::: Materials provided

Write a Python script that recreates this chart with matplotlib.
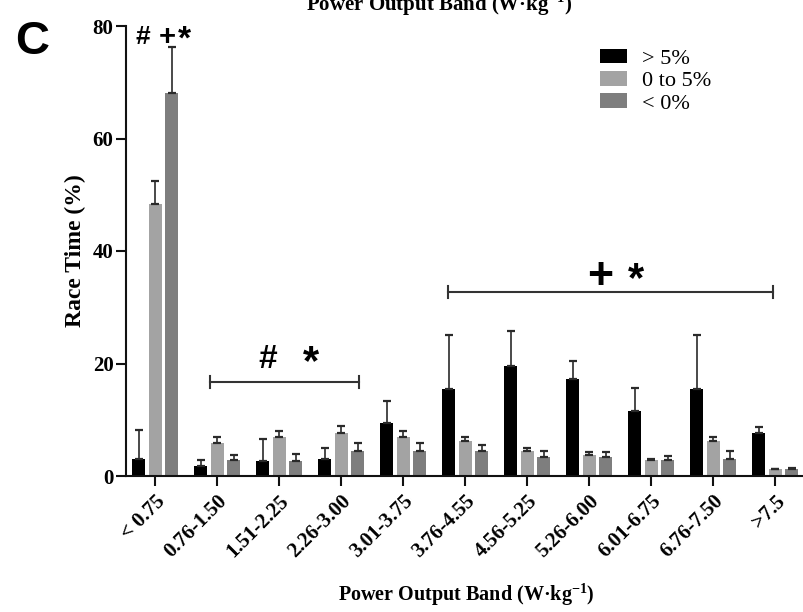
import matplotlib
matplotlib.use("Agg")
import matplotlib.pyplot as plt
import numpy as np
from matplotlib.patches import Patch

plt.rcParams["mathtext.fontset"] = "custom"
plt.rcParams["mathtext.rm"] = "Liberation Serif"
plt.rcParams["mathtext.bf"] = "Liberation Serif:bold"

categories = ["< 0.75", "0.76-1.50", "1.51-2.25", "2.26-3.00", "3.01-3.75", "3.76-4.55",
              "4.56-5.25", "5.26-6.00", "6.01-6.75", "6.76-7.50", ">7.5"]
series_names = ["> 5%", "0 to 5%", "< 0%"]

above5 = [3.0, 1.8, 2.7, 3.0, 9.4, 15.4, 19.5, 17.2, 11.5, 15.4, 7.7]
above5_err = [5.2, 1.0, 3.9, 2.0, 3.9, 9.6, 6.2, 3.3, 4.2, 9.6, 1.1]
zero5 = [48.4, 5.9, 6.9, 7.6, 6.9, 6.3, 4.5, 3.8, 2.9, 6.3, 1.2]
zero5_err = [4.0, 1.0, 1.1, 1.3, 1.1, 0.7, 0.4, 0.4, 0.2, 0.7, 0.1]
below0 = [68.1, 2.8, 2.7, 4.4, 4.4, 4.4, 3.3, 3.3, 2.9, 3.1, 1.2]
below0_err = [8.2, 0.9, 1.2, 1.5, 1.5, 1.2, 1.1, 0.9, 0.6, 1.4, 0.3]

colors = ["#000000", "#a3a3a3", "#7e7e7e"]

fig = plt.figure(figsize=(8.04, 6.12), dpi=100)
ax = fig.add_axes([126/804, 1-476/612, (803-126)/804, (476-26)/612])

x = np.arange(len(categories))
w = 0.21
off = 0.266
serif = "Liberation Serif"
sans = "Liberation Sans"

for i, (vals, errs) in enumerate([(above5, above5_err), (zero5, zero5_err), (below0, below0_err)]):
    xs = x + (i - 1) * off
    ax.bar(xs, vals, width=w, color=colors[i], zorder=2)
    ax.errorbar(xs, vals, yerr=[np.zeros(len(vals)), errs], fmt="none", ecolor="#2a2a2a",
                elinewidth=1.2, capsize=3, capthick=1.6, zorder=3)

ax.set_xlim(-0.47, 10.45)
ax.set_ylim(0, 80)
ax.set_yticks([0, 20, 40, 60, 80])
ax.set_xticks(x)
ax.set_xticklabels(categories, rotation=45, ha="right", rotation_mode="anchor",
                   fontfamily=serif, fontweight="bold", fontsize=15)
for lab in ax.get_yticklabels():
    lab.set_fontfamily(serif)
    lab.set_fontweight("bold")
    lab.set_fontsize(15)
ax.tick_params(axis="both", direction="out", length=7, width=1.5, color="#111111")
ax.tick_params(axis="y", pad=2)
ax.tick_params(axis="x", pad=4)
for s in ["top", "right"]:
    ax.spines[s].set_visible(False)
for s in ["left", "bottom"]:
    ax.spines[s].set_linewidth(1.5)
    ax.spines[s].set_color("#111111")

ax.set_ylabel("Race Time (%)", fontfamily=serif, fontweight="bold", fontsize=17, labelpad=5)

label = "Power Output Band (W·kg$^{\\mathbf{-1}}$)"
fig.text(466/804, 1-595/612, label, ha="center", va="center",
         fontfamily=serif, fontweight="bold", fontsize=14.5)
fig.text(439/804, 1-11/612, label, ha="center", va="baseline",
         fontfamily=serif, fontweight="bold", fontsize=15)

fig.text(32/804, 1-42/612, "C", ha="center", va="center", fontfamily=sans, fontweight="bold", fontsize=34)

# brackets
def bracket(x0, x1, y, h=1.0):
    ax.plot([x0, x1], [y, y], color="#333333", lw=1.5, zorder=4)
    ax.plot([x0, x0], [y - h, y + h], color="#333333", lw=1.5, zorder=4)
    ax.plot([x1, x1], [y - h, y + h], color="#333333", lw=1.5, zorder=4)

bracket(0.89, 3.29, 16.7)
bracket(4.73, 9.97, 32.7)

ax.text(1.81, 20.8, "#", ha="center", va="center", fontfamily=sans, fontweight="bold", fontsize=24)
ax.text(2.52, 20.0, "*", ha="center", va="center", fontfamily=sans, fontweight="bold", fontsize=30)
ax.text(7.17, 35.3, "+", ha="center", va="center", fontfamily=sans, fontweight="bold", fontsize=32)
ax.text(7.75, 34.9, "*", ha="center", va="center", fontfamily=sans, fontweight="bold", fontsize=30)

ax.text(-0.2, 78.0, "#", ha="center", va="center", fontfamily=sans, fontweight="bold", fontsize=19)
ax.text(0.19, 78.0, "+", ha="center", va="center", fontfamily=sans, fontweight="bold", fontsize=21)
ax.text(0.48, 77.5, "*", ha="center", va="center", fontfamily=sans, fontweight="bold", fontsize=24)

handles = [Patch(facecolor=c, edgecolor="none") for c in colors]
leg = fig.legend(handles, series_names, loc="upper left", bbox_to_anchor=(600/804, 1 - 49/612),
                 frameon=False, prop={"family": serif, "size": 16}, handlelength=1.2,
                 handleheight=0.62, labelspacing=0.1, handletextpad=0.7,
                 borderaxespad=0, borderpad=0)
fig.savefig("out.png", dpi=100)
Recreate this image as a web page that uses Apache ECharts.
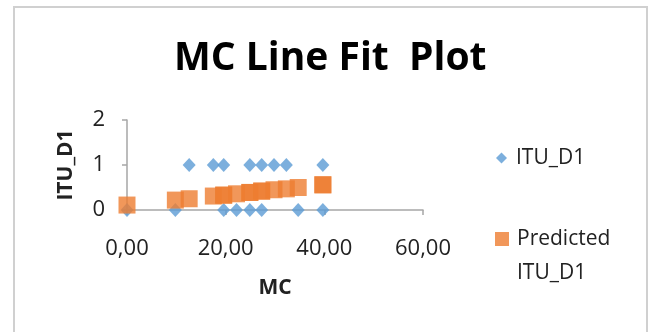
<!DOCTYPE html>
<html>
<head>
<meta charset="utf-8">
<script src="https://cdn.jsdelivr.net/npm/echarts@6/dist/echarts.min.js"></script>
<style>
  html, body { margin: 0; padding: 0; background: #fff; }
  #chart { width: 650px; height: 332px; }
</style>
</head>
<body>
<div id="chart"></div>
<script>
// Observed MC values with the binary ITU_D1 outcome, plus the fitted prediction at each point
const mcValues  = [0, 9.8, 12.6, 17.5, 19.6, 19.6, 22.2, 24.9, 24.9, 27.3, 27.3, 29.8, 32.3, 34.7, 39.7, 39.7];
const ituD1     = [0, 0, 1, 1, 1, 0, 0, 1, 0, 1, 0, 1, 1, 0, 1, 0];
const predicted = [0.11, 0.22, 0.25, 0.31, 0.33, 0.33, 0.36, 0.39, 0.39, 0.42, 0.42, 0.45, 0.47, 0.50, 0.56, 0.56];

const xTicks = [0, 20, 40, 60];
const yTicks = [0, 1, 2];

const FONT = '"Open Sans", Lato, sans-serif';
const AXIS_GREY = '#a6a6a6';

const observedPoints = mcValues.map((x, i) => [x, ituD1[i]]);
const predictedPoints = mcValues.map((x, i) => [x, predicted[i]]);

const chart = echarts.init(document.getElementById('chart'), null, { renderer: 'canvas' });

chart.setOption({
  backgroundColor: '#ffffff',
  animation: false,
  title: {
    text: 'MC Line Fit  Plot',
    left: 174,
    top: 39,
    padding: 0,
    textStyle: { fontFamily: FONT, fontSize: 39, fontWeight: 'bold', color: '#000000' }
  },
  graphic: [{
    type: 'rect',
    z: -1,
    shape: { x: 14, y: 7, width: 633, height: 340 },
    style: { fill: 'none', stroke: '#d0d0d0', lineWidth: 2 }
  }],
  legend: [{
    data: ['ITU_D1'],
    left: 496,
    top: 146,
    padding: 0,
    itemWidth: 11,
    itemHeight: 11,
    textStyle: { fontFamily: FONT, fontSize: 21, color: '#222', lineHeight: 24, padding: [0, 0, 0, 4] },
    selectedMode: false
  }, {
    // the icon path carries a near-invisible sliver so the square sits beside the first text line
    data: [{
      name: 'Predicted ITU_D1',
      icon: 'path://M0,0H14V14H0Z M0,47.9L0.1,48L0,48Z'
    }],
    left: 495,
    top: 222,
    padding: 0,
    itemWidth: 14,
    itemHeight: 48,
    formatter: () => 'Predicted\nITU_D1',
    textStyle: { fontFamily: FONT, fontSize: 21, color: '#222', lineHeight: 34, padding: [0, 0, 0, 3] },
    selectedMode: false
  }],
  grid: { left: 127, right: 227, top: 120, bottom: 122, containLabel: false },
  xAxis: {
    type: 'value',
    min: xTicks[0],
    max: xTicks[xTicks.length - 1],
    interval: xTicks[1] - xTicks[0],
    name: 'MC',
    nameLocation: 'middle',
    nameGap: 68,
    nameTextStyle: { fontFamily: FONT, fontSize: 21, fontWeight: 'bold', color: '#222' },
    axisLine: { show: true, lineStyle: { color: AXIS_GREY, width: 1.5 } },
    axisTick: { show: true, length: 5, lineStyle: { color: AXIS_GREY, width: 1.5 } },
    axisLabel: {
      margin: 28,
      fontFamily: FONT, fontSize: 22, color: '#222',
      formatter: v => v.toFixed(2).replace('.', ',')
    },
    splitLine: { show: false }
  },
  yAxis: {
    type: 'value',
    min: yTicks[0],
    max: yTicks[yTicks.length - 1],
    interval: yTicks[1] - yTicks[0],
    name: 'ITU_D1',
    nameLocation: 'middle',
    nameGap: 50,
    nameRotate: 90,
    nameTextStyle: { fontFamily: FONT, fontSize: 21, fontWeight: 'bold', color: '#222' },
    axisLine: { show: true, lineStyle: { color: AXIS_GREY, width: 1.5 } },
    axisTick: { show: true, length: 5, lineStyle: { color: AXIS_GREY, width: 1.5 } },
    axisLabel: { margin: 22, padding: [4, 0, 0, 0], fontFamily: FONT, fontSize: 22, color: '#222' },
    splitLine: { show: false }
  },
  series: [{
    name: 'ITU_D1',
    type: 'scatter',
    symbol: 'diamond',
    symbolSize: [13, 14],
    itemStyle: { color: '#5b9bd5' },
    data: observedPoints,
    z: 2
  }, {
    name: 'Predicted ITU_D1',
    type: 'scatter',
    symbol: 'rect',
    symbolSize: 17,
    itemStyle: { color: '#ed7d31' },
    data: predictedPoints,
    z: 3
  }]
});
</script>
</body>
</html>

::::::

Given exercise: Retype only the lines above from the one with "Recreate this image" through the one with "const AXIS_GREY = '#a6a6a6';", exactly and with both ends. Images stay out.

Task solution:
Recreate this image as a web page that uses Apache ECharts.
<!DOCTYPE html>
<html>
<head>
<meta charset="utf-8">
<script src="https://cdn.jsdelivr.net/npm/echarts@6/dist/echarts.min.js"></script>
<style>
  html, body { margin: 0; padding: 0; background: #fff; }
  #chart { width: 650px; height: 332px; }
</style>
</head>
<body>
<div id="chart"></div>
<script>
// Observed MC values with the binary ITU_D1 outcome, plus the fitted prediction at each point
const mcValues  = [0, 9.8, 12.6, 17.5, 19.6, 19.6, 22.2, 24.9, 24.9, 27.3, 27.3, 29.8, 32.3, 34.7, 39.7, 39.7];
const ituD1     = [0, 0, 1, 1, 1, 0, 0, 1, 0, 1, 0, 1, 1, 0, 1, 0];
const predicted = [0.11, 0.22, 0.25, 0.31, 0.33, 0.33, 0.36, 0.39, 0.39, 0.42, 0.42, 0.45, 0.47, 0.50, 0.56, 0.56];

const xTicks = [0, 20, 40, 60];
const yTicks = [0, 1, 2];

const FONT = '"Open Sans", Lato, sans-serif';
const AXIS_GREY = '#a6a6a6';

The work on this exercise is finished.